YOUR TASK | Each line of the listing must be transcribed exactly, except for the images, which should be excluded.

PROVIDED MATERIAL |

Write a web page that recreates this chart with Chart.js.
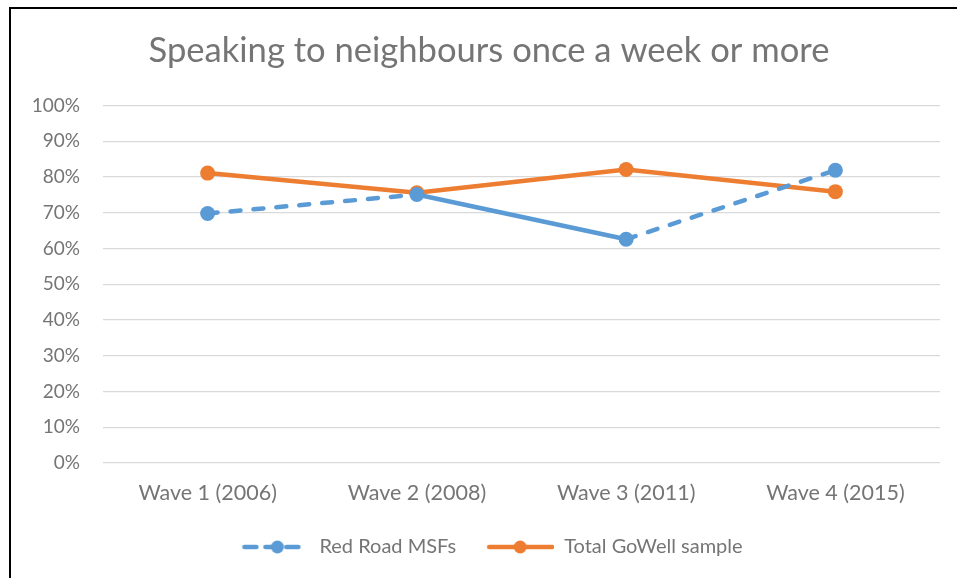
<!DOCTYPE html>
<html>
<head>
<meta charset="utf-8">
<script src="https://cdn.jsdelivr.net/npm/chart.js@4.4.1/dist/chart.umd.min.js"></script>
<style>
  html, body { margin: 0; padding: 0; background: #fff; }
  #wrap { position: relative; width: 957px; height: 578px; }
  #frame { position: absolute; left: 9px; top: 7px; right: 0; bottom: 0;
           border-left: 2px solid #000; border-top: 2px solid #000; pointer-events: none; }
  canvas { position: absolute; left: 0; top: 0; }
</style>
</head>
<body>
<div id="wrap">
  <canvas id="chart" width="957" height="578"></canvas>
  <div id="frame"></div>
</div>
<script>
const titleText = "Speaking to neighbours once a week or more";
const waves = ["Wave 1 (2006)", "Wave 2 (2008)", "Wave 3 (2011)", "Wave 4 (2015)"];
const redRoad = [69.8, 75.1, 62.6, 81.9];
const goWell = [81.1, 75.6, 82.1, 75.9];
const seriesNames = ["Red Road MSFs", "Total GoWell sample"];

const BLUE = "#5B9BD5";
const ORANGE = "#ED7D31";
const TEXT = "#757575";
const FONT = "Lato, 'Open Sans', sans-serif";

// small legend swatches: line + dot, like the office legend
function swatch(color, dashed) {
    let c = document.createElement("canvas");
    c.width = 68; c.height = 16;
    let g = c.getContext("2d");
    g.strokeStyle = color;
    g.fillStyle = color;
    g.lineWidth = 4.5;
    g.lineCap = "round";
    if (dashed) g.setLineDash([12, 9]);
    g.beginPath();
    g.moveTo(3, 8);
    g.lineTo(dashed ? 64 : 66, 8);
    g.stroke();
    g.beginPath();
    g.arc(dashed ? 36 : 34, 8, 6.5, 0, Math.PI * 2);
    g.fill();
    return c;
}
const swatches = [swatch(BLUE, true), swatch(ORANGE, false)];

// the office title and legend sit a bit right of the canvas centre
const boxShift = {
    id: "boxShift",
    afterLayout(chart) {
        if (chart.legend) {
            chart.legend.left += 22;
            chart.legend.right += 22;
        }
        if (chart.titleBlock) {
            chart.titleBlock.left += 19;
            chart.titleBlock.right += 19;
        }
    }
};

new Chart(document.getElementById("chart"), {
    type: "line",
    data: {
        labels: waves,
        datasets: [
            {
                label: seriesNames[0],
                data: redRoad,
                borderColor: BLUE,
                backgroundColor: BLUE,
                borderWidth: 4.5,
                borderCapStyle: "round",
                pointRadius: 7.5,
                pointHoverRadius: 7.5,
                pointBorderWidth: 0,
                segment: {
                    borderDash: ctx => ctx.p0DataIndex === 1 ? [] : [10, 13]
                }
            },
            {
                label: seriesNames[1],
                data: goWell,
                borderColor: ORANGE,
                backgroundColor: ORANGE,
                borderWidth: 4.5,
                pointRadius: 7.5,
                pointHoverRadius: 7.5,
                pointBorderWidth: 0
            }
        ]
    },
    plugins: [boxShift],
    options: {
        responsive: false,
        animation: false,
        layout: { padding: { left: 0, right: 17, top: 0, bottom: 11 } },
        plugins: {
            title: {
                display: true,
                text: titleText,
                color: TEXT,
                font: { family: FONT, size: 34.6, weight: "normal" },
                padding: { top: 30, bottom: 34 }
            },
            legend: {
                position: "bottom",
                labels: {
                    color: TEXT,
                    font: { family: FONT, size: 20 },
                    usePointStyle: true,
                    pointStyleWidth: 68,
                    boxHeight: 16,
                    padding: 30,
                    generateLabels: chart => {
                        let items = Chart.defaults.plugins.legend.labels.generateLabels(chart);
                        items.forEach((it, i) => { it.pointStyle = swatches[i]; });
                        return items;
                    }
                }
            },
            tooltip: { enabled: false }
        },
        scales: {
            x: {
                offset: true,
                grid: { display: false, drawTicks: false },
                border: { display: false },
                ticks: { color: TEXT, font: { family: FONT, size: 21.5 }, padding: 17 },
                afterFit: s => { s.height = 44; }
            },
            y: {
                min: 0,
                max: 100,
                ticks: {
                    stepSize: 10,
                    color: TEXT,
                    font: { family: FONT, size: 19 },
                    padding: 23,
                    callback: v => v + "%"
                },
                grid: { color: "#D9D9D9", lineWidth: 1.3, drawTicks: false },
                border: { display: false },
                afterFit: s => { s.width = 103; }
            }
        }
    }
});
</script>
</body>
</html>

WRITTEN SOLUTION |
Write a web page that recreates this chart with Chart.js.
<!DOCTYPE html>
<html>
<head>
<meta charset="utf-8">
<script src="https://cdn.jsdelivr.net/npm/chart.js@4.4.1/dist/chart.umd.min.js"></script>
<style>
  html, body { margin: 0; padding: 0; background: #fff; }
  #wrap { position: relative; width: 957px; height: 578px; }
  #frame { position: absolute; left: 9px; top: 7px; right: 0; bottom: 0;
           border-left: 2px solid #000; border-top: 2px solid #000; pointer-events: none; }
  canvas { position: absolute; left: 0; top: 0; }
</style>
</head>
<body>
<div id="wrap">
  <canvas id="chart" width="957" height="578"></canvas>
  <div id="frame"></div>
</div>
<script>
const titleText = "Speaking to neighbours once a week or more";
const waves = ["Wave 1 (2006)", "Wave 2 (2008)", "Wave 3 (2011)", "Wave 4 (2015)"];
const redRoad = [69.8, 75.1, 62.6, 81.9];
const goWell = [81.1, 75.6, 82.1, 75.9];
const seriesNames = ["Red Road MSFs", "Total GoWell sample"];

const BLUE = "#5B9BD5";
const ORANGE = "#ED7D31";
const TEXT = "#757575";
const FONT = "Lato, 'Open Sans', sans-serif";

// small legend swatches: line + dot, like the office legend
function swatch(color, dashed) {
    let c = document.createElement("canvas");
    c.width = 68; c.height = 16;
    let g = c.getContext("2d");
    g.strokeStyle = color;
    g.fillStyle = color;
    g.lineWidth = 4.5;
    g.lineCap = "round";
    if (dashed) g.setLineDash([12, 9]);
    g.beginPath();
    g.moveTo(3, 8);
    g.lineTo(dashed ? 64 : 66, 8);
    g.stroke();
    g.beginPath();
    g.arc(dashed ? 36 : 34, 8, 6.5, 0, Math.PI * 2);
    g.fill();
    return c;
}
const swatches = [swatch(BLUE, true), swatch(ORANGE, false)];

// the office title and legend sit a bit right of the canvas centre
const boxShift = {
    id: "boxShift",
    afterLayout(chart) {
        if (chart.legend) {
            chart.legend.left += 22;
            chart.legend.right += 22;
        }
        if (chart.titleBlock) {
            chart.titleBlock.left += 19;
            chart.titleBlock.right += 19;
        }
    }
};

new Chart(document.getElementById("chart"), {
    type: "line",
    data: {
        labels: waves,
        datasets: [
            {
                label: seriesNames[0],
                data: redRoad,
                borderColor: BLUE,
                backgroundColor: BLUE,
                borderWidth: 4.5,
                borderCapStyle: "round",
                pointRadius: 7.5,
                pointHoverRadius: 7.5,
                pointBorderWidth: 0,
                segment: {
                    borderDash: ctx => ctx.p0DataIndex === 1 ? [] : [10, 13]
                }
            },
            {
                label: seriesNames[1],
                data: goWell,
                borderColor: ORANGE,
                backgroundColor: ORANGE,
                borderWidth: 4.5,
                pointRadius: 7.5,
                pointHoverRadius: 7.5,
                pointBorderWidth: 0
            }
        ]
    },
    plugins: [boxShift],
    options: {
        responsive: false,
        animation: false,
        layout: { padding: { left: 0, right: 17, top: 0, bottom: 11 } },
        plugins: {
            title: {
                display: true,
                text: titleText,
                color: TEXT,
                font: { family: FONT, size: 34.6, weight: "normal" },
                padding: { top: 30, bottom: 34 }
            },
            legend: {
                position: "bottom",
                labels: {
                    color: TEXT,
                    font: { family: FONT, size: 20 },
                    usePointStyle: true,
                    pointStyleWidth: 68,
                    boxHeight: 16,
                    padding: 30,
                    generateLabels: chart => {
                        let items = Chart.defaults.plugins.legend.labels.generateLabels(chart);
                        items.forEach((it, i) => { it.pointStyle = swatches[i]; });
                        return items;
                    }
                }
            },
            tooltip: { enabled: false }
        },
        scales: {
            x: {
                offset: true,
                grid: { display: false, drawTicks: false },
                border: { display: false },
                ticks: { color: TEXT, font: { family: FONT, size: 21.5 }, padding: 17 },
                afterFit: s => { s.height = 44; }
            },
            y: {
                min: 0,
                max: 100,
                ticks: {
                    stepSize: 10,
                    color: TEXT,
                    font: { family: FONT, size: 19 },
                    padding: 23,
                    callback: v => v + "%"
                },
                grid: { color: "#D9D9D9", lineWidth: 1.3, drawTicks: false },
                border: { display: false },
                afterFit: s => { s.width = 103; }
            }
        }
    }
});
</script>
</body>
</html>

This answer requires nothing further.